Media reported last week that foreign and domestic investors pulled out a total of N339.06bn from the Nigerian stock market in the first three months of this year.
The data also showed that foreign portfolio investors sold Nigerian stocks worth N90.12bn in the first quarter while domestic investors withdrew N248.94bn from the market.
Foreign portfolio investment outflow includes sales transactions or liquidation of portfolio investments through the stock market, while the FPI inflow includes purchase transactions on the exchange (equities only).
The market capitalisation of equities fell by N230bn in Q1 2021 from N20.66tn at the end of December 2020 to N20.43tn on March 31, 2021, data from the Nigerian Exchange Limited showed.
The All-Share Index of the Nigerian Stock Exchange increased declined from 39,512.31 basis points on December 30 to 39,045.13bps at the end of March this year.
Last week, the NSE ASI and the market capitalisation appreciated by 1.36 per cent to close at 39,834.42bps and N20.85tn respectively.
Analysts at Cordros Capital Limited, in their latest weekly economic and market report, said the bulls would likely increase their positions in light of decent corporate earnings released this week.
They said, “On the other hand, the bears will look to take advantage of the two-week gains in cashing out given improving yields in the fixed income market.
“Notwithstanding, we advise investors to take positions in only fundamentally justified stocks as the weak macro story remains a significant headwind for corporate earnings.”

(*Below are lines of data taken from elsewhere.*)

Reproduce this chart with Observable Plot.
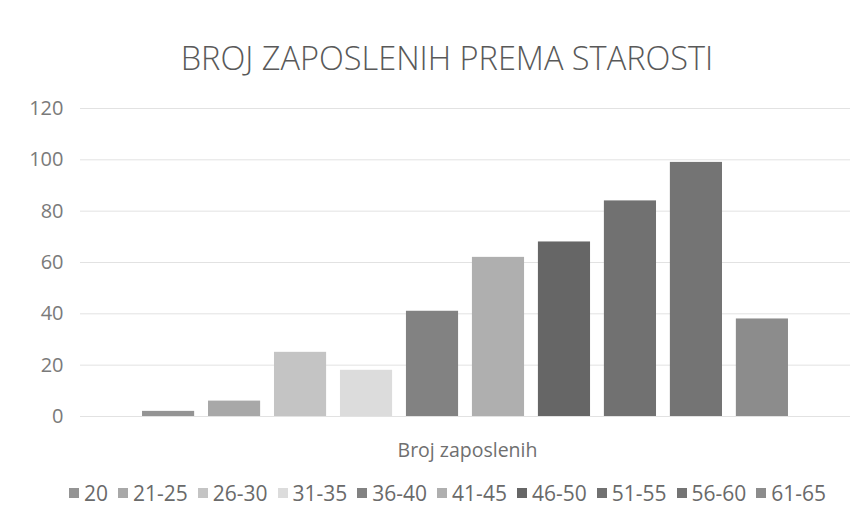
<!DOCTYPE html>
<html>
<head>
<meta charset="utf-8">
<script src="https://cdn.jsdelivr.net/npm/d3@7"></script>
<script src="https://cdn.jsdelivr.net/npm/@observablehq/plot@0.6"></script>
<style>
  html, body { margin: 0; padding: 0; background: #fff; }
  body { width: 862px; height: 528px; overflow: hidden; font-family: "Open Sans", sans-serif; }
  #title { height: 90px; box-sizing: border-box; padding-top: 38px; padding-left: 32px; text-align: center;
           font-size: 32.5px; line-height: 40px; color: #595959; font-weight: 300; white-space: nowrap; }
  #chart { height: 380px; }
  #chart svg { display: block; }
  #legend { height: 58px; box-sizing: border-box; padding-top: 10px; padding-left: 33px; display: flex;
            justify-content: center; align-items: flex-start; line-height: 26px; font-size: 21px; color: #6a6a6a; white-space: nowrap; }
  #legend .item { display: flex; align-items: center; margin: 0 5px; height: 26px; }
  #legend .sw { width: 10px; height: 10px; margin-right: 5px; display: inline-block; }
</style>
</head>
<body>
<div id="title"></div>
<div id="chart"></div>
<div id="legend"></div>
<script>
const titleText = "BROJ ZAPOSLENIH PREMA STAROSTI";
const xTitle = "Broj zaposlenih";
const ages = ["20", "21-25", "26-30", "31-35", "36-40", "41-45", "46-50", "51-55", "56-60", "61-65"];
const counts = [2, 6, 25, 18, 41, 62, 68, 84, 99, 38];
const yTicks = [0, 20, 40, 60, 80, 100, 120];
const colors = ["#949494", "#a8a8a8", "#c4c4c4", "#dcdcdc", "#828282", "#afafaf", "#666666", "#717171", "#747474", "#8c8c8c"];

document.getElementById("title").textContent = titleText;

const data = ages.map((a, i) => ({age: a, count: counts[i]}));

const chart = Plot.plot({
  width: 862,
  height: 380,
  marginLeft: 80,
  marginRight: 12,
  marginTop: 18,
  marginBottom: 54,
  style: {fontFamily: '"Open Sans", sans-serif', fontSize: "20px", color: "#7a7a7a", background: "transparent", overflow: "visible"},
  x: {domain: ages, paddingInner: 0.21, paddingOuter: 0.94, round: false, axis: null},
  y: {domain: [0, 120], ticks: yTicks, tickSize: 0, tickPadding: 17, label: null},
  color: {domain: ages, range: colors},
  marks: [
    Plot.ruleY(yTicks, {stroke: "#e2e2e2", strokeWidth: 1}),
    Plot.barY(data, {x: "age", y: "count", fill: "age"}),
    Plot.text([xTitle], {frameAnchor: "bottom", lineAnchor: "middle", dy: 34, dx: 2, text: d => d, fontSize: 19.5, fill: "#6f6f6f"})
  ]
});
document.getElementById("chart").appendChild(chart);

const legend = d3.select("#legend");
ages.forEach((a, i) => {
  const item = legend.append("span").attr("class", "item");
  item.append("span").attr("class", "sw").style("background", colors[i]);
  item.append("span").text(a);
});
</script>
</body>
</html>
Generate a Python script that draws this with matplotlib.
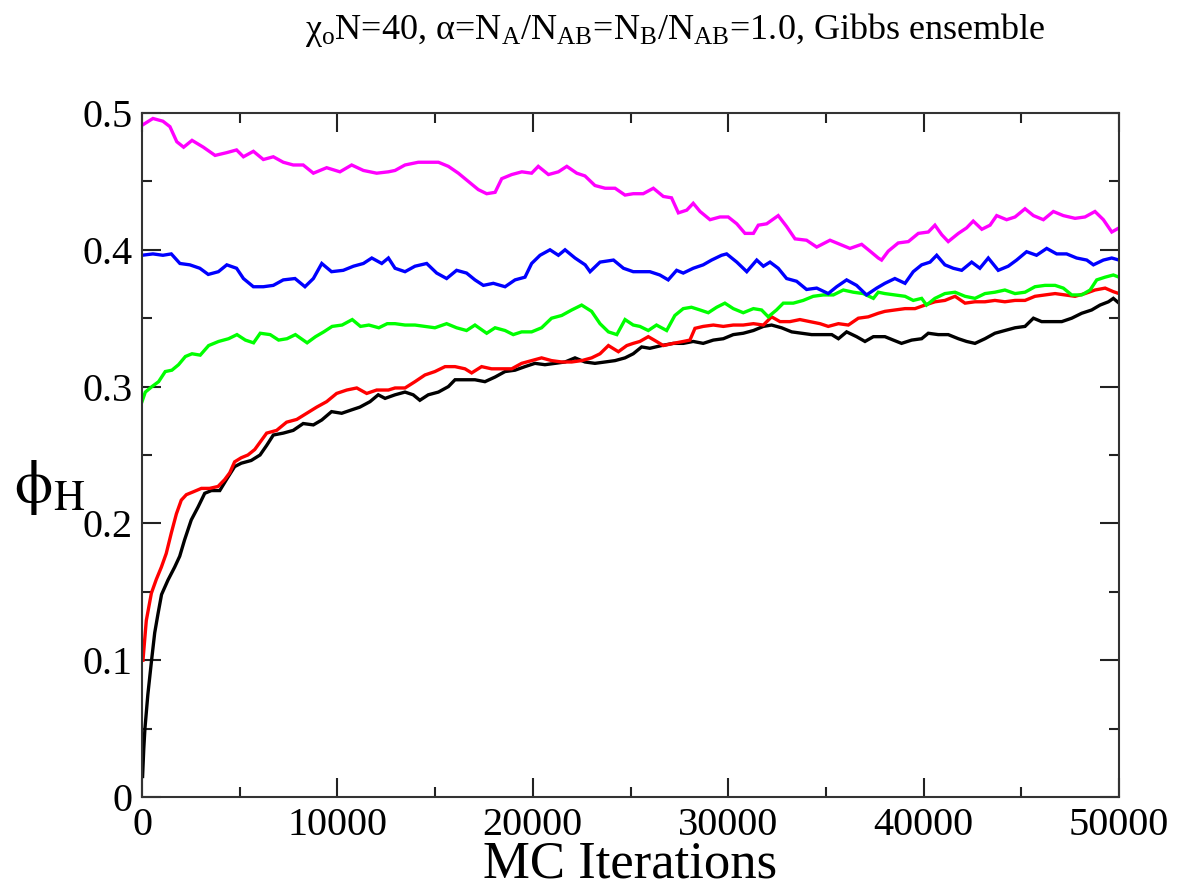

The then Chief Executive Officer, NSE, Mr Oscar Onyema, at the 2020 Market Recap and 2021 Outlook in January, noted that for the second consecutive year, equity market transactions were dominated by domestic investors who accounted for 65.28 per cent of market turnover by value while foreign portfolio investors accounted for 34.72 per cent.
On the outlook for this year, he had said, “We expect the marginal reopening of businesses, normalisation of the economy and revenue-diversification drive of the Nigerian government to elicit positive sentiments throughout the year.